* Stated exercise:
Scan the lines below for the string "that" and report how many lines contain it, giving only the number.

* Excerpted data:
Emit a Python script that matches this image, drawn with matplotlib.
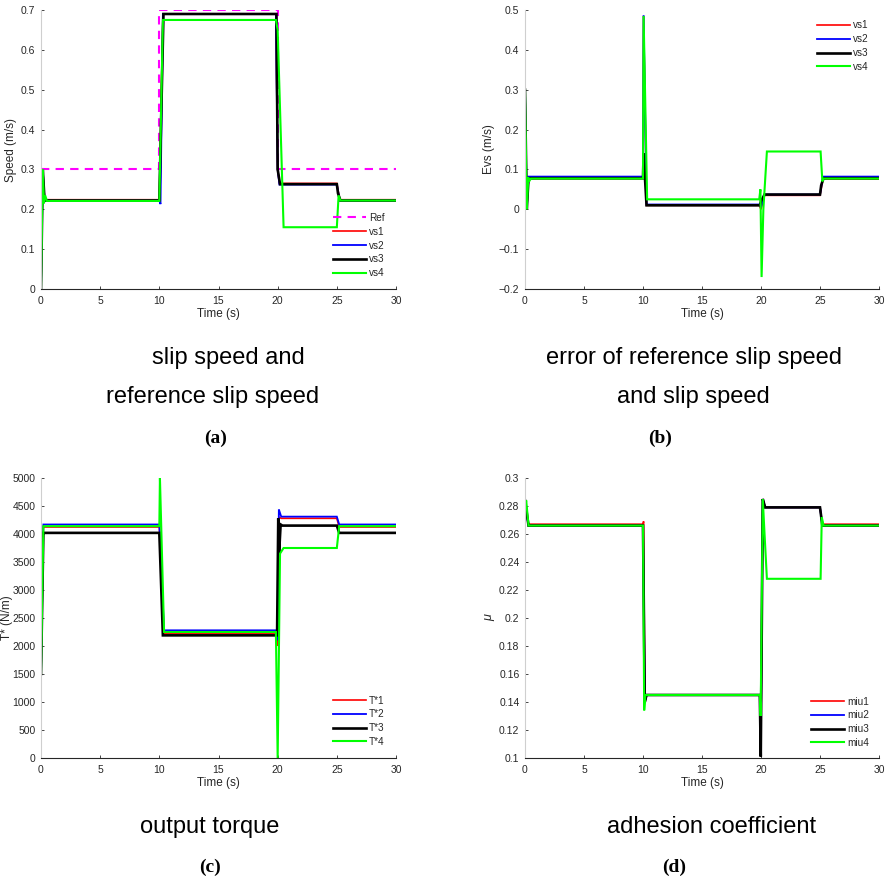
import matplotlib
matplotlib.use("Agg")
import matplotlib.pyplot as plt

plt.rcParams['font.family'] = ['Liberation Sans', 'DejaVu Sans']

# ---------------- data: (a) slip speed ----------------
ref_t = [0, 10, 10, 20, 20, 30]
ref_v = [0.3, 0.3, 0.7, 0.7, 0.3, 0.3]

a_vs1_t = [0, 0.15, 0.3, 0.5, 10.0, 10.3, 19.85, 20.0, 20.15, 25.0, 25.25, 30]
a_vs1_v = [0, 0.30, 0.226, 0.224, 0.224, 0.69, 0.69, 0.30, 0.265, 0.265, 0.224, 0.224]
a_vs2_t = [0, 0.15, 0.3, 10.0, 10.1, 10.3, 19.85, 20.0, 20.15, 25.0, 25.25, 30]
a_vs2_v = [0, 0.30, 0.222, 0.222, 0.213, 0.69, 0.69, 0.30, 0.262, 0.262, 0.222, 0.222]
a_vs3_t = [0, 0.15, 0.3, 10.0, 10.35, 19.9, 20.0, 20.2, 25.0, 25.1, 25.3, 30]
a_vs3_v = [0, 0.30, 0.222, 0.222, 0.69, 0.69, 0.30, 0.263, 0.263, 0.24, 0.222, 0.222]
a_vs4_t = [0, 0.15, 0.25, 0.35, 0.5, 10.0, 10.3, 19.85, 20.0, 20.5, 25.0, 25.15, 25.3, 30]
a_vs4_v = [0, 0.30, 0.215, 0.235, 0.221, 0.221, 0.675, 0.675, 0.65, 0.155, 0.155, 0.235, 0.222, 0.222]

# ---------------- data: (b) error of slip speed ----------------
b_vs1_t = [0, 0.15, 0.3, 0.5, 10.0, 10.05, 10.3, 19.85, 20.0, 20.3, 25.0, 25.25, 30]
b_vs1_v = [0.3, 0.0, 0.08, 0.077, 0.077, 0.485, 0.010, 0.010, 0.0, 0.035, 0.035, 0.076, 0.076]
b_vs2_t = [0, 0.15, 0.3, 10.0, 10.05, 10.3, 19.85, 20.0, 20.3, 25.0, 25.25, 30]
b_vs2_v = [0.3, 0.0, 0.082, 0.082, 0.487, 0.012, 0.012, 0.005, 0.037, 0.037, 0.082, 0.082]
b_vs3_t = [0, 0.15, 0.3, 10.0, 10.05, 10.3, 19.9, 20.0, 20.3, 25.0, 25.1, 25.3, 30]
b_vs3_v = [0.3, 0.0, 0.078, 0.078, 0.14, 0.010, 0.010, 0.02, 0.037, 0.037, 0.06, 0.078, 0.078]
b_vs4_t = [0, 0.15, 0.28, 0.35, 0.5, 10.0, 10.05, 10.35, 19.85, 19.95, 20.05, 20.2, 20.5, 25.05, 25.2, 25.3, 30]
b_vs4_v = [0.3, 0.0, 0.08, 0.07, 0.077, 0.077, 0.485, 0.025, 0.025, 0.05, -0.17, 0.0, 0.145, 0.145, 0.07, 0.077, 0.077]

# ---------------- data: (c) output torque ----------------
c_T1_t = [0, 0.2, 10.0, 10.4, 19.9, 20.0, 20.1, 20.3, 25.0, 25.2, 30]
c_T1_v = [1480, 4125, 4125, 2230, 2230, 2000, 4300, 4280, 4280, 4125, 4125]
c_T2_t = [0, 0.2, 10.0, 10.4, 19.85, 20.0, 20.1, 20.3, 25.0, 25.2, 30]
c_T2_v = [1500, 4170, 4170, 2280, 2280, 2100, 4440, 4310, 4310, 4170, 4170]
c_T3_t = [0, 0.2, 10.0, 10.3, 19.95, 20.05, 20.12, 20.25, 20.4, 25.0, 25.2, 30]
c_T3_v = [1500, 4020, 4020, 2190, 2190, 4280, 3650, 4170, 4150, 4150, 4020, 4020]
c_T4_t = [0, 0.2, 10.0, 10.05, 10.4, 19.85, 20.0, 20.2, 20.5, 25.0, 25.2, 30]
c_T4_v = [1500, 4140, 4140, 5000, 2250, 2250, 0, 3650, 3750, 3750, 4140, 4140]

# ---------------- data: (d) adhesion coefficient ----------------
d_m1_t = [0, 0.1, 0.3, 10.0, 10.05, 10.15, 10.3, 19.9, 20.0, 20.15, 20.35, 25.0, 25.2, 30]
d_m1_v = [0.284, 0.276, 0.267, 0.267, 0.269, 0.140, 0.145, 0.145, 0.13, 0.285, 0.279, 0.279, 0.267, 0.267]
d_m2_t = [0, 0.1, 0.3, 10.0, 10.15, 10.3, 19.9, 20.0, 20.15, 20.35, 25.0, 25.2, 30]
d_m2_v = [0.284, 0.276, 0.266, 0.266, 0.140, 0.145, 0.145, 0.13, 0.285, 0.279, 0.279, 0.266, 0.266]
d_m3_t = [0, 0.3, 10.0, 10.15, 10.3, 19.9, 19.98, 20.15, 20.35, 25.0, 25.2, 30]
d_m3_v = [0.284, 0.266, 0.266, 0.140, 0.145, 0.145, 0.101, 0.285, 0.279, 0.279, 0.266, 0.266]
d_m4_t = [0, 0.05, 0.1, 0.3, 10.0, 10.1, 10.2, 19.9, 19.97, 20.15, 20.3, 20.5, 25.05, 25.15, 25.3, 30]
d_m4_v = [0.284, 0.280, 0.284, 0.266, 0.266, 0.134, 0.145, 0.145, 0.13, 0.285, 0.26, 0.228, 0.228, 0.272, 0.266, 0.266]

x_ticks = [0, 5, 10, 15, 20, 25, 30]

# ---------------- figure ----------------
W, H = 891, 880
fig = plt.figure(figsize=(W / 100, H / 100), dpi=100)

def px_axes(l, t, r, b):
    return fig.add_axes([l / W, 1 - b / H, (r - l) / W, (b - t) / H])

colors = ['#ff0000', '#0000ff', '#000000', '#00ff00']
widths = [1.2, 1.3, 1.9, 1.5]
TXT = '#262626'

def style(ax, ylim, yticks, ylabel, yfmt):
    ax.set_xlim(0, 30)
    ax.set_ylim(*ylim)
    ax.set_xticks(x_ticks)
    ax.set_yticks(yticks)
    ax.set_yticklabels([yfmt(v) for v in yticks])
    for s in ['top', 'right']:
        ax.spines[s].set_visible(False)
    ax.spines['bottom'].set_color(TXT)
    ax.spines['left'].set_color('#cfcfcf')
    ax.spines['bottom'].set_linewidth(0.8)
    ax.spines['left'].set_linewidth(0.8)
    ax.tick_params(direction='in', length=2.5, width=0.6, colors=TXT,
                   labelsize=7.5)
    ax.tick_params(axis='x', pad=5)
    ax.tick_params(axis='y', pad=4)
    ax.set_xlabel('Time (s)', fontsize=8.5, color=TXT, labelpad=1.5)
    ax.set_ylabel(ylabel, fontsize=8.5, color=TXT, labelpad=3)

def legend(ax, handles, labels, x, y):
    ax.legend(handles, labels, loc='upper left',
              bbox_to_anchor=(x / W, 1 - y / H), bbox_transform=fig.transFigure,
              frameon=False, fontsize=7.2, handlelength=3.3, handletextpad=0.3,
              labelspacing=0.38, borderpad=0, borderaxespad=0,
              labelcolor=TXT)

def plot_series(ax, series):
    hs = []
    for (t, v), c, w in zip(series, colors, widths):
        h, = ax.plot(t, v, color=c, lw=w, solid_joinstyle='miter')
        hs.append(h)
    return hs

# (a)
ax_a = px_axes(41, 10, 396, 289)
hr, = ax_a.plot(ref_t, ref_v, color='#ff00ff', lw=1.5, ls=(0, (4, 3)))
hs = plot_series(ax_a, [(a_vs1_t, a_vs1_v), (a_vs2_t, a_vs2_v),
                        (a_vs3_t, a_vs3_v), (a_vs4_t, a_vs4_v)])
style(ax_a, (0, 0.7), [0, 0.1, 0.2, 0.3, 0.4, 0.5, 0.6, 0.7], 'Speed (m/s)',
      lambda v: '0' if v == 0 else f'{v:g}')
legend(ax_a, [hr] + hs, ['Ref', 'vs1', 'vs2', 'vs3', 'vs4'], 333, 213)

# (b)
ax_b = px_axes(525, 10, 879, 289)
hs = plot_series(ax_b, [(b_vs1_t, b_vs1_v), (b_vs2_t, b_vs2_v),
                        (b_vs3_t, b_vs3_v), (b_vs4_t, b_vs4_v)])
style(ax_b, (-0.2, 0.5), [-0.2, -0.1, 0, 0.1, 0.2, 0.3, 0.4, 0.5], 'Evs (m/s)',
      lambda v: '0' if v == 0 else f'{v:g}'.replace('-', '\u2212'))
legend(ax_b, hs, ['vs1', 'vs2', 'vs3', 'vs4'], 817, 20.5)

# (c)
ax_c = px_axes(41, 478, 396, 758)
hs = plot_series(ax_c, [(c_T1_t, c_T1_v), (c_T2_t, c_T2_v),
                        (c_T3_t, c_T3_v), (c_T4_t, c_T4_v)])
style(ax_c, (0, 5000), list(range(0, 5001, 500)), 'T* (N/m)', lambda v: f'{v:d}')
ax_c.yaxis.set_label_coords((13 - 41) / 355, 0.5)
legend(ax_c, hs, ['T*1', 'T*2', 'T*3', 'T*4'], 333, 695.5)

# (d)
ax_d = px_axes(525, 478, 879, 758)
hs = plot_series(ax_d, [(d_m1_t, d_m1_v), (d_m2_t, d_m2_v),
                        (d_m3_t, d_m3_v), (d_m4_t, d_m4_v)])
style(ax_d, (0.1, 0.3), [0.1, 0.12, 0.14, 0.16, 0.18, 0.2, 0.22, 0.24, 0.26, 0.28, 0.3],
      '\u03bc', lambda v: f'{v:g}')
ax_d.set_ylabel('\u03bc', fontsize=9, color=TXT, fontstyle='italic')
legend(ax_d, hs, ['miu1', 'miu2', 'miu3', 'miu4'], 811, 696.5)

# captions
cap = dict(fontsize=17, color='black', ha='center', va='center')
lab = dict(fontsize=14, fontweight='bold', family='Liberation Serif',
           color='black', ha='center', va='center')

def ftext(x, y, s, **kw):
    fig.text(x / W, 1 - y / H, s, **kw)

ftext(228, 358, 'slip speed and', **cap)
ftext(213, 397, 'reference slip speed', **cap)
ftext(216, 438, '(a)', **lab)
ftext(694, 358, 'error of reference slip speed', **cap)
ftext(693, 397, 'and slip speed', **cap)
ftext(660, 438, '(b)', **lab)
ftext(210, 827, 'output torque', **cap)
ftext(210, 867, '(c)', **lab)
ftext(712, 827, 'adhesion coefficient', **cap)
ftext(674, 867, '(d)', **lab)

fig.savefig('out.png', dpi=100)
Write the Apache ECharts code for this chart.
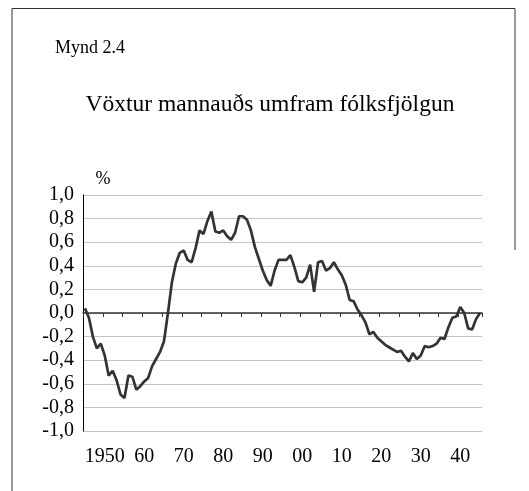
<!DOCTYPE html>
<html><head><meta charset="utf-8">
<script src="https://cdn.jsdelivr.net/npm/echarts@6/dist/echarts.min.js"></script>
<style>html,body{margin:0;padding:0;background:#fff}#c{width:529px;height:491px}</style>
</head><body><div id="c"></div>
<script>
// categories: years 1945 - 2045
const years = [];
for (let y = 1945; y <= 2045; y++) years.push(String(y));

// growth of human capital in excess of population growth, %
const values = [
  0.04, -0.04, -0.20, -0.30, -0.26,            // 1945-1949
  -0.36, -0.53, -0.49, -0.57, -0.69,           // 1950-1954
  -0.72, -0.53, -0.54, -0.65, -0.62,           // 1955-1959
  -0.58, -0.55, -0.45, -0.39, -0.33,           // 1960-1964
  -0.24, 0.00, 0.26, 0.42, 0.51,               // 1965-1969
  0.53, 0.45, 0.43, 0.55, 0.70,                // 1970-1974
  0.67, 0.78, 0.86, 0.69, 0.68,                // 1975-1979
  0.70, 0.65, 0.62, 0.68, 0.82,                // 1980-1984
  0.82, 0.79, 0.70, 0.56, 0.46,                // 1985-1989
  0.36, 0.28, 0.23, 0.36, 0.45,                // 1990-1994
  0.45, 0.45, 0.49, 0.39, 0.27,                // 1995-1999
  0.26, 0.30, 0.41, 0.18, 0.43,                // 2000-2004
  0.44, 0.36, 0.38, 0.43, 0.37,                // 2005-2009
  0.32, 0.24, 0.11, 0.10, 0.03,                // 2010-2014
  -0.02, -0.08, -0.18, -0.16, -0.21,           // 2015-2019
  -0.24, -0.27, -0.29, -0.31, -0.33,           // 2020-2024
  -0.32, -0.37, -0.41, -0.34, -0.39,           // 2025-2029
  -0.36, -0.28, -0.29, -0.28, -0.26,           // 2030-2034
  -0.21, -0.22, -0.12, -0.04, -0.03,           // 2035-2039
  0.05, 0.00, -0.13, -0.14, -0.05,             // 2040-2044
  0.00                                         // 2045
];

const xLabelYears = ['1950','1960','1970','1980','1990','2000','2010','2020','2030','2040'];
const xLabelTexts = ['1950','60','70','80','90','00','10','20','30','40'];
const yTickValues = [-1.0, -0.8, -0.6, -0.4, -0.2, 0.0, 0.2, 0.4, 0.6, 0.8, 1.0];
const yTickLabels = ['-1,0','-0,8','-0,6','-0,4','-0,2','0,0','0,2','0,4','0,6','0,8','1,0'];

const serif = '"Liberation Serif", "Times New Roman", serif';

const chart = echarts.init(document.getElementById('c'), null, {renderer: 'canvas'});
chart.setOption({
  animation: false,
  backgroundColor: '#fff',
  grid: {left: 83, right: 47, top: 195, bottom: 60, containLabel: false},
  xAxis: [{
    type: 'category', data: years, boundaryGap: true, position: 'bottom',
    axisLine: {show: true, onZero: true, lineStyle: {color: '#333', width: 1.5}},
    axisTick: {show: true, length: 4, interval: (i, v) => (+v) % 5 === 0, lineStyle: {color: '#333', width: 1}},
    axisLabel: {show: false},
    splitLine: {show: false}
  }, {
    type: 'category', data: years, boundaryGap: true, position: 'bottom',
    axisLine: {show: false, onZero: false},
    axisTick: {show: false},
    axisLabel: {
      show: true, margin: 16, fontSize: 20, fontFamily: serif, color: '#000',
      interval: (i, v) => xLabelYears.indexOf(v) >= 0,
      formatter: v => xLabelTexts[xLabelYears.indexOf(v)]
    },
    splitLine: {show: false}
  }],
  yAxis: {
    type: 'value', min: -1, max: 1, interval: 0.2,
    axisLine: {show: true, lineStyle: {color: '#000', width: 1}},
    axisTick: {show: false},
    axisLabel: {
      margin: 9, fontSize: 20, fontFamily: serif, color: '#000',
      formatter: v => {
        let best = 0;
        for (let k = 0; k < yTickValues.length; k++) if (Math.abs(yTickValues[k] - v) < Math.abs(yTickValues[best] - v)) best = k;
        return yTickLabels[best];
      }
    },
    splitLine: {show: true, lineStyle: {color: '#c4c4c4', width: 1}}
  },
  series: [{
    type: 'line', xAxisIndex: 0, data: values, showSymbol: false, symbol: 'none',
    lineStyle: {color: '#333', width: 2.7}, z: 5
  }],
  graphic: [
    {type: 'polyline', shape: {points: [[12, 491], [12, 8.5], [515, 8.5], [515, 250]]}, style: {stroke: '#333', lineWidth: 1, fill: null}},
    {type: 'text', left: 55, top: 39, style: {text: 'Mynd 2.4', font: '18px ' + serif, fill: '#000'}},
    {type: 'text', x: 270, y: 104.5, style: {text: 'Vöxtur mannauðs umfram fólksfjölgun', font: '23.5px ' + serif, fill: '#000', align: 'center', verticalAlign: 'middle'}},
    {type: 'text', x: 103, y: 179, style: {text: '%', font: '18px ' + serif, fill: '#000', align: 'center', verticalAlign: 'middle'}}
  ]
});
</script>
</body></html>
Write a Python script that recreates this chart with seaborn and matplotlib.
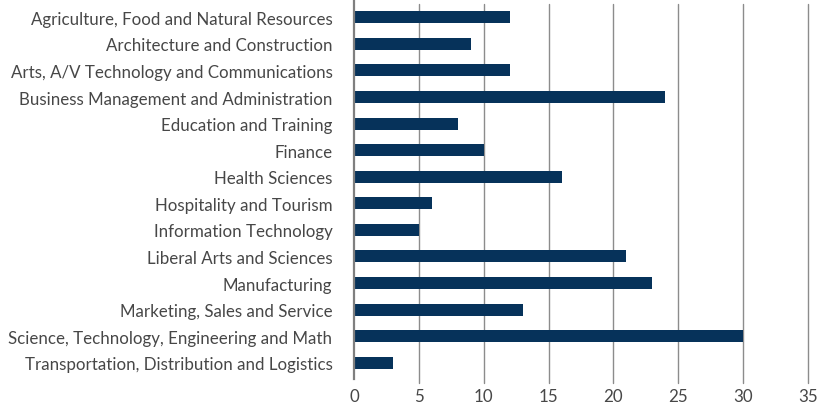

* Result of the task:
2